Hi Kathy and Bernadette... thanks for responding -- I love having someone to talk to who understands. I sometimes think that people in my life get tired of me talking about all of this, I don't share my feelings as often as I'd like because of it.
Kathy you're so right - when I'm busy I don't dwell on all of this negativity. I find that night time is the worst especially if I see or hear about someone dying from cancer. I really get worked up but I'm trying to give myself a break. I think having cancer twice in 17 months has made me more scared of another recurrence than I would be if I'd had a couple of years between. I'm sure I'll feel better after I have the PET scan.
Bernadette you make me laugh because that's exactly what I do -- as soon as I get in the car off comes the wig! I work in a small office (5 people) and I'm starting to take my wig off in the afternoon and wear my cap. By 2:00 I've had it and they all understand.
I haven't been on the site for awhile and I missed hearing from you too. Sounds like you're getting through all of this with flying colors! Hooray for you. Tell me about the ovary stuff. I know that breast cancer survivors have a higher incident of ovarian cancer but is your doctor recommending surgery? And what's going on with your lungs and your spleen?
As far as the radiation goes -- what I determined was it's not as bad as the chemo, but it does wear a person down to have to go EVERY DAY. I should tell you that my first visit was hard on me.

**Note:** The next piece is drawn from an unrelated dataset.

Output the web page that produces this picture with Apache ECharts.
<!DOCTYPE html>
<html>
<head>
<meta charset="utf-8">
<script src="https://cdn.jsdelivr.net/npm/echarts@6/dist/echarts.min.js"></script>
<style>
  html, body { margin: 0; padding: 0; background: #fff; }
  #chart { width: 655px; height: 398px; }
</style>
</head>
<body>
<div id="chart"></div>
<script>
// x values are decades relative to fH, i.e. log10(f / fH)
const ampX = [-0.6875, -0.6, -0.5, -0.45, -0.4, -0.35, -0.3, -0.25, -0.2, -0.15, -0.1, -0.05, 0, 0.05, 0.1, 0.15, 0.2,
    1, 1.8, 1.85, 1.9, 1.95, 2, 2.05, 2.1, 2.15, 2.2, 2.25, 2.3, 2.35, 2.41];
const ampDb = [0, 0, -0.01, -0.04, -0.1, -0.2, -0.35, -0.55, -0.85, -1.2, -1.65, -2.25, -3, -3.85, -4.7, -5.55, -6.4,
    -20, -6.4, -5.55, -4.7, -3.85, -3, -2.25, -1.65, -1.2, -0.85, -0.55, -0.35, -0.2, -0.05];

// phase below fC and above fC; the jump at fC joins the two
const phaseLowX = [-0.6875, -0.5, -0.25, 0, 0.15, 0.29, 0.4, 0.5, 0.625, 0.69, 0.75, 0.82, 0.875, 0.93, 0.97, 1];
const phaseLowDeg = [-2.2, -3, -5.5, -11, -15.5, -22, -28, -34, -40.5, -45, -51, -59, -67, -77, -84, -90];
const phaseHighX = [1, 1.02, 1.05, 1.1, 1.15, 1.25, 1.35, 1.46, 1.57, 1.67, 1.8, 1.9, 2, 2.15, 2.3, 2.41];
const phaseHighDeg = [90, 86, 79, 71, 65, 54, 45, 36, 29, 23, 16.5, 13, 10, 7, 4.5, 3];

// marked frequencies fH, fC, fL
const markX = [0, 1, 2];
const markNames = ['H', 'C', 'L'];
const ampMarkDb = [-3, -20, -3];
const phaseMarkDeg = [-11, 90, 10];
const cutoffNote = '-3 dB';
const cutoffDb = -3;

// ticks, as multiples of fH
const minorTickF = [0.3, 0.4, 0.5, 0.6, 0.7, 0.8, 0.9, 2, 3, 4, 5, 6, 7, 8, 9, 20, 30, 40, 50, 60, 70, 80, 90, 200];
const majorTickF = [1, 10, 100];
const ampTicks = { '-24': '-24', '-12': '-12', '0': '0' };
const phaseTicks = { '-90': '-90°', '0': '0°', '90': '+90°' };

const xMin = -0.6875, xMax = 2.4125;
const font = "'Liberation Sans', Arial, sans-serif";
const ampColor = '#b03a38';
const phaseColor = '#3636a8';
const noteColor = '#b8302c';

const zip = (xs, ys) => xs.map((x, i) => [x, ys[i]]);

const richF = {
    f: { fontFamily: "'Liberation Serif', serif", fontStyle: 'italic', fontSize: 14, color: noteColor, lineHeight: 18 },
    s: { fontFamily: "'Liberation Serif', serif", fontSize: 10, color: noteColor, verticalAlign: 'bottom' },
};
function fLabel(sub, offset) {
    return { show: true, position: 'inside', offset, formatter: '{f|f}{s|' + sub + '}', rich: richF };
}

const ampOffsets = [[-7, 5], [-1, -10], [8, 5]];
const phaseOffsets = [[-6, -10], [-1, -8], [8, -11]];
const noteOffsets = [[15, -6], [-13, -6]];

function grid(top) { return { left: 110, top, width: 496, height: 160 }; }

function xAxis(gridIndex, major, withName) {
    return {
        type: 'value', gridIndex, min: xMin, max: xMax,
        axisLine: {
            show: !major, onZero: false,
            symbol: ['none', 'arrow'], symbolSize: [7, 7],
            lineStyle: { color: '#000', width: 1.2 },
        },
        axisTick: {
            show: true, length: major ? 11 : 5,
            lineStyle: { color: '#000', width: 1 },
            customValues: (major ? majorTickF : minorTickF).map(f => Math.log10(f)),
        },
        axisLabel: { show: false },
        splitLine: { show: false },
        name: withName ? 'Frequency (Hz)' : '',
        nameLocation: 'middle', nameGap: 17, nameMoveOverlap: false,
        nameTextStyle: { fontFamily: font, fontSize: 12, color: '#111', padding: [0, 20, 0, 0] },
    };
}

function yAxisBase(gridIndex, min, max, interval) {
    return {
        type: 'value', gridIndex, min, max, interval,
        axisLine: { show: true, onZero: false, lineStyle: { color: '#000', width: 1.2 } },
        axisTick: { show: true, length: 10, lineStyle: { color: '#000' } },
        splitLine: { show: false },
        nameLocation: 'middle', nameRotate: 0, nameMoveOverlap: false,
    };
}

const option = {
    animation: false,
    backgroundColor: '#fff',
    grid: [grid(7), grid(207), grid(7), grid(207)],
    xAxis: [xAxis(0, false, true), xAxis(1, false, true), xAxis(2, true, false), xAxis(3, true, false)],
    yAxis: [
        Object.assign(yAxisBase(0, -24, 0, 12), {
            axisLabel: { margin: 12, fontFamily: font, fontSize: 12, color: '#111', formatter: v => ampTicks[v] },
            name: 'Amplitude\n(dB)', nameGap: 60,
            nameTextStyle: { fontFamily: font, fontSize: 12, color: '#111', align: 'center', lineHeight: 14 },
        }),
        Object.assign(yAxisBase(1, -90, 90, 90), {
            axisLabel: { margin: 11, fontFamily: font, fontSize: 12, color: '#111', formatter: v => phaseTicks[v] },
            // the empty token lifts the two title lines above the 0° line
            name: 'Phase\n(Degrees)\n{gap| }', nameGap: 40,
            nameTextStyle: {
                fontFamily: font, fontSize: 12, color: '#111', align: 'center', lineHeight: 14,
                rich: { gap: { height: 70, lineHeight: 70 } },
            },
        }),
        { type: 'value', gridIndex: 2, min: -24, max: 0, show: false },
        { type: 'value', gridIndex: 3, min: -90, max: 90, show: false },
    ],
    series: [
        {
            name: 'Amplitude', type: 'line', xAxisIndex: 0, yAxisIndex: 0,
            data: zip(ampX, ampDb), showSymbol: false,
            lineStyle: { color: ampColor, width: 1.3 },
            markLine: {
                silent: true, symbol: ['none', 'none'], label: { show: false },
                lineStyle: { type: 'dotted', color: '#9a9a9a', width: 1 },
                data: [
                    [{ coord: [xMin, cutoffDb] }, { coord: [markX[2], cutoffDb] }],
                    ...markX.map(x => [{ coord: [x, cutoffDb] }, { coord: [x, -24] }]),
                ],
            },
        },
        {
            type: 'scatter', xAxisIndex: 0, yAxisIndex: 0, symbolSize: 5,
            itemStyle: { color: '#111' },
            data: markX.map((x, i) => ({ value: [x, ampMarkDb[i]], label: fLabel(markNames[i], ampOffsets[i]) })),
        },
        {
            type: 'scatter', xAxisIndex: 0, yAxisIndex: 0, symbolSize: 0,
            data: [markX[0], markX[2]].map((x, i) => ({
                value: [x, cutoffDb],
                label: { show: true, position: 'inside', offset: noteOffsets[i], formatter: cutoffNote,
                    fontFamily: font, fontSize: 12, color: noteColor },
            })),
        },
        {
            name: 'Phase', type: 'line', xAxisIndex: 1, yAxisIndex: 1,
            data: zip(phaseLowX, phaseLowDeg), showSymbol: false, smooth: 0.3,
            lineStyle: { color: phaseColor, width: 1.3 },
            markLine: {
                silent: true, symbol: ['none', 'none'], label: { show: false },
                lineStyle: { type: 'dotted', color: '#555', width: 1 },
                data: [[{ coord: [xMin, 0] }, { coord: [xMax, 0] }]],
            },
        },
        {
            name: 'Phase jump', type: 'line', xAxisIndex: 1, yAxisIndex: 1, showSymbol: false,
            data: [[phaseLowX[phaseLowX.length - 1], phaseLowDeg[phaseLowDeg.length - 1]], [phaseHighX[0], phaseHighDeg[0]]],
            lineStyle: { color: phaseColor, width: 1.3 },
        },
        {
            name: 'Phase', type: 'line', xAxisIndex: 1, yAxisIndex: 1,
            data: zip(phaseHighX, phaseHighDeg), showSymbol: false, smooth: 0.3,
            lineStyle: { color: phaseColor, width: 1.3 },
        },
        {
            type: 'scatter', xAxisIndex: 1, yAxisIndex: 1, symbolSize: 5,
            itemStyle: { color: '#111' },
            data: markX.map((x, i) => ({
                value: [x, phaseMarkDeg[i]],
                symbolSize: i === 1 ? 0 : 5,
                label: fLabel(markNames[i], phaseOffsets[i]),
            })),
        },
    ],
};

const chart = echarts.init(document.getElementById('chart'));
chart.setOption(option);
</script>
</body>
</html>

I had no clue as to what to expect plus the room where the machine is was a little overwhelming, and everyone has to be out of there when you get your treatment. That scared me and I actually cried, boy did I feel dumb. It doesn't hurt when they do it and my techs were so patient that they took extra time to explain all of it so I wouldn't be frightened.
On a high note -- I'm grateful to have another Christmas to share and I'm going crazy decorating my house. I love all of the lights and decorations!
You guys are the greatest! Thanks for being there.